Bill Kraus is a Republican, the kind who used to run the GOP. He's also the kind who's been figuratively if not literally excommunicated from the party. Part of his problem is that he believes politics should be about more than bumper sticker slogans. An even bigger part of Bill's problem is that he actually believes government should work. There was a time – pre-Iraq and pre-Hurricane Katrina, mind you – when Republicans were known for being able to run things.
Some of the insurrectionists – I call 'em rewinders (and explain why here) – who overthrew the likes of Bill Kraus and took over the Republican Party want gays to stay in the closet. Some want women barefoot and pregnant in the kitchen. Others want blacks at the back of the bus. Still others are, in Michael Kinsley's words, "loners . . . convinced that they don't need society." Quite a few are probably all of the above.
Even the health care issue has fallen victim to backlash politics and the money that fuels it. The health insurance crisis is undeniably a top concern of working stiffs. The cry for reform is coming increasingly from corporate boardrooms. Yet any movement on the issue is being stymied. Wonder why? Follow the money. And then follow it some more.

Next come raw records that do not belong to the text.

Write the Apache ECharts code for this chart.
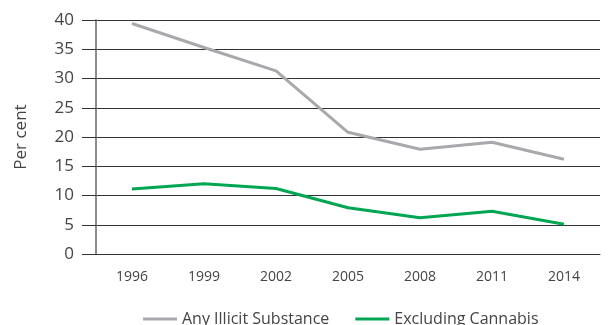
<!DOCTYPE html>
<html>
<head>
<meta charset="utf-8">
<script src="https://cdn.jsdelivr.net/npm/echarts@6/dist/echarts.min.js"></script>
<style>
    html, body { margin: 0; padding: 0; background: #fff; }
    #chart { width: 608px; height: 325px; }
</style>
</head>
<body>
<div id="chart"></div>
<script>
var years = ['1996', '1999', '2002', '2005', '2008', '2011', '2014'];
var anyIllicit = [39.4, 35.3, 31.3, 20.8, 17.9, 19.1, 16.2];
var exclCannabis = [11.1, 12.0, 11.2, 7.9, 6.2, 7.3, 5.1];

var font = '"Open Sans", sans-serif';

var myChart = echarts.init(document.getElementById('chart'));
var option = {
    animation: false,
    grid: {
        left: 96,
        right: 8,
        top: 20,
        bottom: 71
    },
    legend: {
        top: 306,
        left: 138,
        itemGap: 26,
        itemWidth: 34,
        itemHeight: 3,
        icon: 'rect',
        textStyle: { color: '#444', fontSize: 16, fontFamily: font },
        data: ['Any Illicit Substance', 'Excluding Cannabis']
    },
    xAxis: {
        type: 'category',
        boundaryGap: true,
        data: years,
        axisLine: { lineStyle: { color: '#333', width: 1 } },
        axisTick: { interval: 0, length: 11, lineStyle: { color: '#555', width: 1.5 } },
        axisLabel: { interval: 0, margin: 16, color: '#444', fontSize: 14, fontFamily: font }
    },
    yAxis: {
        type: 'value',
        min: 0,
        max: 40,
        interval: 5,
        name: 'Per cent',
        nameLocation: 'middle',
        nameGap: 66,
        nameTextStyle: { color: '#444', fontSize: 17, fontFamily: font },
        axisLine: { show: true, lineStyle: { color: '#666', width: 1.5 } },
        axisTick: { show: true, length: 14, lineStyle: { color: '#333' } },
        axisLabel: { margin: 22, color: '#444', fontSize: 17, fontFamily: font },
        splitLine: { lineStyle: { color: '#333', width: 1 } }
    },
    series: [
        {
            name: 'Any Illicit Substance',
            type: 'line',
            data: anyIllicit,
            color: '#a7a9ac',
            symbol: 'none',
            lineStyle: { color: '#a7a9ac', width: 3 }
        },
        {
            name: 'Excluding Cannabis',
            type: 'line',
            data: exclCannabis,
            color: '#00a651',
            symbol: 'none',
            lineStyle: { color: '#00a651', width: 3 }
        }
    ]
};
myChart.setOption(option);
</script>
</body>
</html>
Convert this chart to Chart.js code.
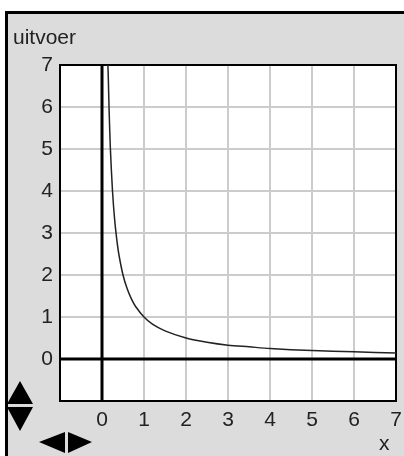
<!DOCTYPE html>
<html>
<head>
<meta charset="utf-8">
<script src="https://cdn.jsdelivr.net/npm/chart.js@4"></script>
<style>
  html, body { margin: 0; padding: 0; background: #fff; }
  canvas { display: block; }
</style>
</head>
<body>
<canvas id="grafiek" width="404" height="456"></canvas>
<script>
// waarden
const xWaarden = [0.14, 0.15, 0.17, 0.2, 0.25, 0.3, 0.35, 0.4, 0.5, 0.6, 0.7, 0.8, 1, 1.2, 1.5, 2, 2.5, 3, 3.5, 4, 5, 6, 7];
const yWaarden = [7, 6.7, 5.9, 5, 4, 3.33, 2.86, 2.5, 2, 1.67, 1.43, 1.25, 1, 0.83, 0.67, 0.5, 0.4, 0.33, 0.29, 0.25, 0.2, 0.17, 0.14];
const tickLabels = ['', '0', '1', '2', '3', '4', '5', '6', '7'];
const yTitel = 'uitvoer';
const xTitel = 'x';

const fontNaam = '"Liberation Sans Narrow", "Liberation Sans", Arial, sans-serif';
const font = { family: fontNaam, size: 21 };

const achtergrond = {
    id: 'achtergrond',
    beforeDraw(chart) {
        const ctx = chart.ctx, a = chart.chartArea;
        ctx.save();
        ctx.fillStyle = '#fff';
        ctx.fillRect(0, 0, chart.width, chart.height);
        ctx.fillStyle = '#dcdcdc';
        ctx.fillRect(5, 11, chart.width, chart.height);
        ctx.fillStyle = '#000';
        ctx.fillRect(5, 11, chart.width, 3);
        ctx.fillRect(5, 11, 3, chart.height);
        ctx.fillStyle = '#fff';
        ctx.fillRect(a.left, a.top, a.right - a.left, a.bottom - a.top);
        ctx.restore();
    },
    beforeDatasetsDraw(chart) {
        const ctx = chart.ctx, a = chart.chartArea;
        const x0 = chart.scales.x.getPixelForValue(0);
        const y0 = chart.scales.y.getPixelForValue(0);
        ctx.save();
        ctx.strokeStyle = '#000';
        ctx.lineWidth = 2;
        ctx.strokeRect(a.left, a.top, a.right - a.left, a.bottom - a.top);
        ctx.lineWidth = 3;
        ctx.beginPath();
        ctx.moveTo(x0, a.top); ctx.lineTo(x0, a.bottom);
        ctx.moveTo(a.left, y0); ctx.lineTo(a.right, y0);
        ctx.stroke();
        ctx.restore();
    },
    afterDraw(chart) {
        const ctx = chart.ctx;
        ctx.save();
        ctx.fillStyle = '#222';
        ctx.font = '21px ' + fontNaam;
        ctx.textBaseline = 'alphabetic';
        ctx.fillText(yTitel, 13, 44);
        ctx.fillText(xTitel, 379, 450);
        // pijltjes
        ctx.fillStyle = '#000';
        ctx.beginPath();
        ctx.moveTo(20, 381); ctx.lineTo(33, 404); ctx.lineTo(7, 404); ctx.closePath();
        ctx.moveTo(7, 407); ctx.lineTo(33, 407); ctx.lineTo(20, 431); ctx.closePath();
        ctx.moveTo(39, 442); ctx.lineTo(65, 432); ctx.lineTo(65, 453); ctx.closePath();
        ctx.moveTo(68, 432); ctx.lineTo(92, 442); ctx.lineTo(68, 453); ctx.closePath();
        ctx.fill();
        ctx.restore();
    }
};

new Chart(document.getElementById('grafiek'), {
    type: 'scatter',
    data: {
        datasets: [{
            data: xWaarden.map((x, i) => ({ x: x, y: yWaarden[i] })),
            showLine: true,
            borderColor: '#222',
            borderWidth: 1.5,
            pointRadius: 0,
            tension: 0.3
        }]
    },
    options: {
        responsive: false,
        animation: false,
        layout: { padding: { top: 65, right: 8, left: 0, bottom: 0 } },
        plugins: { legend: { display: false }, tooltip: { enabled: false } },
        scales: {
            x: {
                type: 'linear', min: -1, max: 7,
                afterFit: s => { s.height = 55; },
                ticks: { stepSize: 1, padding: 0, color: '#222', font: font, maxRotation: 0,
                    callback: (v) => tickLabels[v + 1] },
                grid: { color: '#cccccc', lineWidth: 2, drawTicks: true, tickLength: 7, tickColor: 'rgba(0,0,0,0)' },
                border: { display: false }
            },
            y: {
                min: -1, max: 7,
                afterFit: s => { s.width = 60; },
                ticks: { stepSize: 1, padding: 0, color: '#222', font: font,
                    callback: (v) => tickLabels[v + 1] },
                grid: { color: '#cccccc', lineWidth: 2, drawTicks: true, tickLength: 7, tickColor: 'rgba(0,0,0,0)' },
                border: { display: false }
            }
        }
    },
    plugins: [achtergrond]
});
</script>
</body>
</html>
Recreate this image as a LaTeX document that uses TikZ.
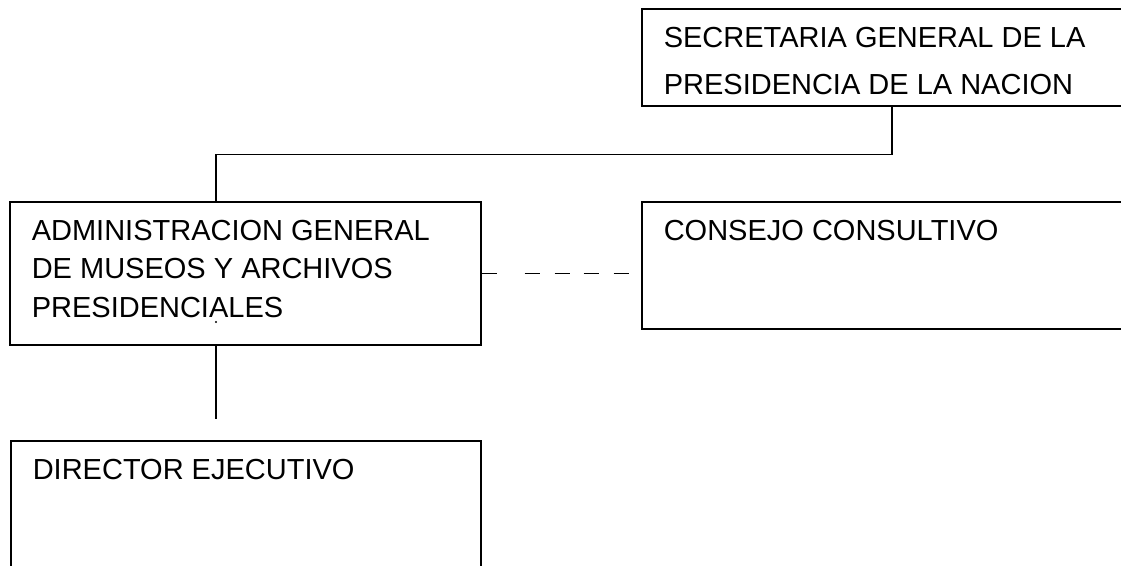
\documentclass[tikz,border=0pt]{standalone}
\usepackage{fontspec}
\setmainfont{Liberation Sans}
\usepackage{tikz}
\usetikzlibrary{shapes,arrows,positioning}

\tikzset{unit/.style={draw, rectangle, anchor=north west, inner xsep=16.5pt, inner ysep=13.5pt, line width=1.2pt}}

\begin{document}
\begin{tikzpicture}[x=0.75pt, y=-0.75pt, font=\fontsize{21.75}{28.9}\selectfont, line width=1.2pt]
    \clip (0,0) rectangle (1121,565);
    \node[unit] (sgp) at (641,8) {\parbox[t][45.75pt][t]{342pt}{\fontsize{21.75}{35.25}\selectfont SECRETARIA GENERAL DE LA\\ PRESIDENCIA DE LA NACION}};
    \node[unit] (amap) at (9,201) {\parbox[t][80.25pt][t]{320.25pt}{ADMINISTRACION GENERAL\\ DE MUSEOS Y ARCHIVOS\\ PRESIDENCIALES}};
    \node[unit] (cc) at (641,201) {\parbox[t][68.25pt][t]{342pt}{CONSEJO CONSULTIVO}};
    \node[unit] (de) at (10,440) {\parbox[t][93pt][t]{319.5pt}{DIRECTOR EJECUTIVO}};

    \coordinate (trunk) at (216,0);
    \draw (sgp.south) -- ++(0,48) -| (trunk |- amap.north);
    \draw (trunk |- amap.south) -- ++(0,73) coordinate (stub);
    \draw[dash pattern={on 11.25pt off 21pt on 11.25pt off 11.25pt on 11.25pt off 10.5pt on 11.25pt off 11.25pt on 11.25pt off 10.5pt}] (amap.east) -- (amap.east -| cc.west);
    \fill (216,322) circle (0.9pt);
\end{tikzpicture}
\end{document}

The Healthy Wisconsin reform plan costs about $15 billion. But it would replace a patchwork quilt of a system with a thousand middle men that is costing us more than $17 billion. So let's get this straight . . . we could spend $15 billion and cover everyone instead of paying $17 billion for a system that leaves a half-million people uninsured? And this is a bad idea? No, it's an idea that is being sloganed to death.
Often by the same people responsible for throwing Bill Kraus out of the club.